Table 2 presents the resource utilization for RO PUFs dependent on the number of inverters. The results indicate that the proposed architecture of the PUF module is designed with low demand for logic elements of the system, corresponding to its use in resource-constrained devices.
In
Table 3, a comparison between the presented PUF solution with three inverters in a single ring oscillator and various implementations of other PUFs is presented. Both the statistical values of the generated responses and the utilization of resources were compared. The proposed architecture results in resource consumption significantly lower than the Strong PUF solution based on arbiters. It also offers lower hardware overhead than Strong PUFs presented in the literature as lightweight. In fact, the resource consumption of the PUF solution proposed in this paper is at the level offered by Weak PUFs. This developed version of the PUF can generate a larger number of challenge–response pairs compared to the Weak PUF, using only 174 Slices cells while maintaining a high reliability value. Despite its lower uniqueness value, the proposed solution proves competitive with other PUF versions as a lightweight alternative.
7. Conclusions
The paper presents a new lightweight PUF with a simple structure that can be conveniently implemented in FPGA. The proposed solution can be used as a Weak PUF for key generation purposes or a Strong PUF for device authentication. Compared to traditional Strong PUF, it has a significantly reduced complexity, resulting in low resource utilization and power consumption. These features are very suitable for applications in IoT resource-constrained devices. The PUF design was implemented on evaluation boards with Zynq 7000 devices equipped with 28 nm programmable logic. The experimental results show that it is satisfactory in uniformity, uniqueness, and reliability.

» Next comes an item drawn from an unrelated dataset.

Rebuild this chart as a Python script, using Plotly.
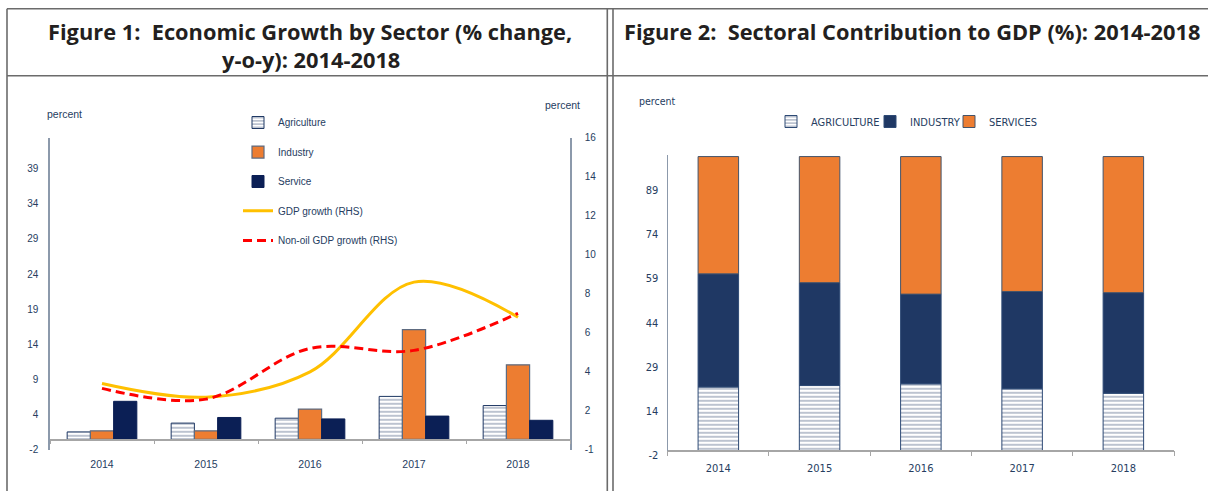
import plotly.graph_objects as go

# ---------------- data ----------------
years = ["2014", "2015", "2016", "2017", "2018"]

# Figure 1: growth by sector (% y-o-y), left axis
agri_growth = [1.05, 2.3, 3.0, 6.1, 4.8]
industry_growth = [1.2, 1.2, 4.3, 15.6, 10.6]
service_growth = [5.4, 3.1, 2.9, 3.3, 2.7]
# right-hand-side series
gdp_growth = [2.9, 2.2, 3.5, 8.1, 6.3]
nonoil_gdp_growth = [2.65, 2.1, 4.7, 4.6, 6.5]

# Figure 2: sectoral contribution to GDP (%)
agri_share = [21.6, 22.1, 22.7, 21.0, 19.5]
industry_share = [38.5, 35.0, 30.5, 33.1, 34.2]
services_share = [39.9, 42.9, 46.8, 45.9, 46.3]

left_tick_labels = ["-2", "4", "9", "14", "19", "24", "29", "34", "39"]
rhs_tick_labels = ["-1", "2", "4", "6", "8", "10", "12", "14", "16"]
share_tick_labels = ["-2", "14", "29", "44", "59", "74", "89"]

# ---------------- helpers (layout geometry in pixels) ----------------
W, H = 1208, 491
Y_OFF, Y_SCALE = 6.2, 0.9735   # vertical calibration of the photographed page


def px(x):
    return x / W


def py(y):
    yy = (y - Y_OFF) / Y_SCALE
    return 1 - yy / H


ORANGE = "#ED7D31"
NAVY1 = "#0B1F55"
NAVY2 = "#1F3864"
TXT = "#263D5F"
AXC = "#8C99AB"
SANS = "Liberation Sans, Arial, sans-serif"
NARROW = "Liberation Sans Narrow, DejaVu Sans Condensed, Liberation Sans, sans-serif"
TITLE_FONT = "Open Sans, Noto Sans, sans-serif"

# axis ranges (Excel-style axis minimum at -1.5 / -0.5)
L_MIN, L_MAX, L_STEP = -1.5, 42.9, 5
R_MIN, R_MAX, R_STEP = -0.5, 15.5, 2
S_MIN, S_MAX, S_STEP = -1.5, 100.6, 15

fig = go.Figure()

# ---- Figure 1 bars ----
fig.add_trace(go.Bar(
    x=years, y=agri_growth, name="Agriculture", legend="legend",
    marker=dict(color="white", line=dict(color=NAVY2, width=1),
                pattern=dict(shape="-", fgcolor=NAVY2, bgcolor="white", size=4, solidity=0.3)),
    xaxis="x", yaxis="y"))
fig.add_trace(go.Bar(
    x=years, y=industry_growth, name="Industry", legend="legend2",
    marker=dict(color=ORANGE, line=dict(color="#5E6B80", width=1.2)),
    xaxis="x", yaxis="y"))
fig.add_trace(go.Bar(
    x=years, y=service_growth, name="Service", legend="legend3",
    marker=dict(color=NAVY1, line=dict(color=NAVY1, width=1)),
    xaxis="x", yaxis="y"))

# ---- Figure 1 lines (RHS) ----
fig.add_trace(go.Scatter(
    x=years, y=gdp_growth, name="GDP growth (RHS)", legend="legend4", mode="lines",
    line=dict(color="#FFC000", width=3, shape="spline", smoothing=1.0),
    xaxis="x", yaxis="y2"))
fig.add_trace(go.Scatter(
    x=years, y=nonoil_gdp_growth, name="Non-oil GDP growth (RHS)", legend="legend5", mode="lines",
    line=dict(color="#FF0000", width=3, dash="9px,5px", shape="spline", smoothing=1.0),
    xaxis="x", yaxis="y2"))

# ---- Figure 2 stacked bars ----
ind_base = agri_share
svc_base = [a + b for a, b in zip(agri_share, industry_share)]
fig.add_trace(go.Bar(
    x=years, y=agri_share, name="AGRICULTURE", legend="legend6",
    offsetgroup="s", width=0.4, offset=-0.2,
    marker=dict(color="white", line=dict(color="#2E4A75", width=1),
                pattern=dict(shape="-", fgcolor=NAVY2, bgcolor="white", size=4, solidity=0.3)),
    xaxis="x2", yaxis="y3"))
fig.add_trace(go.Bar(
    x=years, y=industry_share, base=ind_base, name="INDUSTRY", legend="legend7",
    offsetgroup="s", width=0.4, offset=-0.2,
    marker=dict(color=NAVY2, line=dict(color="#2E4A75", width=1)),
    xaxis="x2", yaxis="y3"))
fig.add_trace(go.Bar(
    x=years, y=services_share, base=svc_base, name="SERVICES", legend="legend8",
    offsetgroup="s", width=0.4, offset=-0.2,
    marker=dict(color=ORANGE, line=dict(color="#44546A", width=1)),
    xaxis="x2", yaxis="y3"))

# ---------------- axes ----------------
layout = dict(
    width=W, height=H,
    margin=dict(l=0, r=0, t=0, b=0),
    paper_bgcolor="white", plot_bgcolor="white",
    barmode="group", bargap=0.33, bargroupgap=0,
    showlegend=True,
    xaxis=dict(domain=[px(50), px(570)], type="category", anchor="free", position=py(439.7),
               showline=True, linecolor="#A6A6A6", linewidth=1.5, showgrid=False,
               ticks="outside", tickson="boundaries", ticklen=4, tickcolor="#A6A6A6",
               ticklabelstandoff=15,
               tickfont=dict(family=SANS, size=10.5, color=TXT)),
    yaxis=dict(domain=[py(450), py(138)], range=[L_MIN, L_MAX],
               tickmode="array",
               tickvals=[L_MIN + L_STEP * i for i in range(len(left_tick_labels))],
               ticktext=left_tick_labels,
               showline=True, linecolor=AXC, linewidth=1.5, showgrid=False, zeroline=False,
               ticks="", ticklabelstandoff=8,
               tickfont=dict(family=SANS, size=10, color=TXT)),
    yaxis2=dict(overlaying="y", side="right", anchor="x", range=[R_MIN, R_MAX],
                tickmode="array",
                tickvals=[R_MIN + R_STEP * i for i in range(len(rhs_tick_labels))],
                ticktext=rhs_tick_labels,
                showline=True, linecolor=AXC, linewidth=1.5, showgrid=False, zeroline=False,
                ticks="", ticklabelstandoff=11,
                tickfont=dict(family=SANS, size=10, color=TXT)),
    xaxis2=dict(domain=[px(667.7), px(1174)], type="category", anchor="free", position=py(450.7),
                showline=True, linecolor="#A6A6A6", linewidth=1.5, showgrid=False,
                ticks="outside", tickson="boundaries", ticklen=5, tickcolor="#A6A6A6",
                ticklabelstandoff=8,
                tickfont=dict(family=NARROW, size=11, color=TXT)),
    yaxis3=dict(domain=[py(455.1), py(155)], anchor="x2", range=[S_MIN, S_MAX],
                tickmode="array",
                tickvals=[S_MIN + S_STEP * i for i in range(len(share_tick_labels))],
                ticktext=share_tick_labels,
                showline=True, linecolor=AXC, linewidth=1.2, showgrid=False, zeroline=False,
                ticks="", ticklabelstandoff=6,
                tickfont=dict(family=NARROW, size=11, color=TXT)),
)

# ---------------- legends (one entry each, placed like the original) ----------------
left_leg_y = [122.7, 152.3, 181.7, 211.0, 240.7]
for i, yy in enumerate(left_leg_y):
    key = "legend" if i == 0 else f"legend{i + 1}"
    layout[key] = dict(x=px(238), y=py(yy), xanchor="left", yanchor="middle",
                       bgcolor="rgba(0,0,0,0)", borderwidth=0, itemwidth=30,
                       font=dict(family=SANS, size=10, color=TXT))
right_leg_x = [771, 870, 949]
for j, xx in enumerate(right_leg_x):
    key = f"legend{j + 6}"
    layout[key] = dict(x=px(xx), y=py(121.7), xanchor="left", yanchor="middle",
                       bgcolor="rgba(0,0,0,0)", borderwidth=0, itemwidth=30,
                       font=dict(family=NARROW, size=11, color=TXT))

fig.update_layout(**layout)

# ---------------- titles and labels ----------------
annos = [
    dict(text="<b>Figure 1:\u00a0 Economic Growth by Sector (% change,</b>", x=px(310), y=py(32)),
    dict(text="<b>y-o-y): 2014-2018</b>", x=px(311), y=py(60)),
    dict(text="<b>Figure 2:\u00a0 Sectoral Contribution to GDP (%): 2014-2018</b>", x=px(912), y=py(32)),
]
for a in annos:
    fig.add_annotation(xref="paper", yref="paper", showarrow=False, xanchor="center", yanchor="middle",
                       font=dict(family=TITLE_FONT, size=21.8, color="#231F20"), **a)

for text, x, y, fam, size in [("percent", 64, 114, SANS, 10.5),
                              ("percent", 562, 105, SANS, 10.5),
                              ("percent", 657, 101, NARROW, 10.5)]:
    fig.add_annotation(xref="paper", yref="paper", showarrow=False, xanchor="center", yanchor="middle",
                       text=text, x=px(x), y=py(y), font=dict(family=fam, size=size, color=TXT))

# ---------------- frame lines ----------------
BORDER = "#6B6B6B"
frame = [
    (7, 9, 1208, 9),      # top
    (7, 76, 1208, 76),    # under titles
    (7, 9, 7, 500),       # left
    (607.3, 9, 607.3, 500),
    (613, 9, 613, 500),
]
for x0, y0, x1, y1 in frame:
    fig.add_shape(type="line", xref="paper", yref="paper",
                  x0=px(x0), y0=py(y0), x1=px(x1), y1=py(y1),
                  line=dict(color=BORDER, width=1.6))

PAGE_CSS = ("var s=document.createElement('style');"
            "s.textContent='html,body{margin:0;padding:0;overflow:hidden;height:491px;"
            "font-size:0;line-height:0}';"
            "document.head.appendChild(s);")

fig.write_html("out.html", config={"displayModeBar": False}, post_script=PAGE_CSS)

Future work involves investigating the proposed PUF’s performance by using more boards and chips. It is also planned to conduct experiments by changing the environmental conditions, e.g., ambient temperature, humidity, and core voltage of the FPGA. Another plan involves the security evaluation of the PUF against machine learning attacks.
The authors also intend to enhance the presented PUF with Controlled PUF [
3,
27] elements and make it a part of Hardware Root of the Trust IP core, where it can be used for cryptographic key storage and management purposes.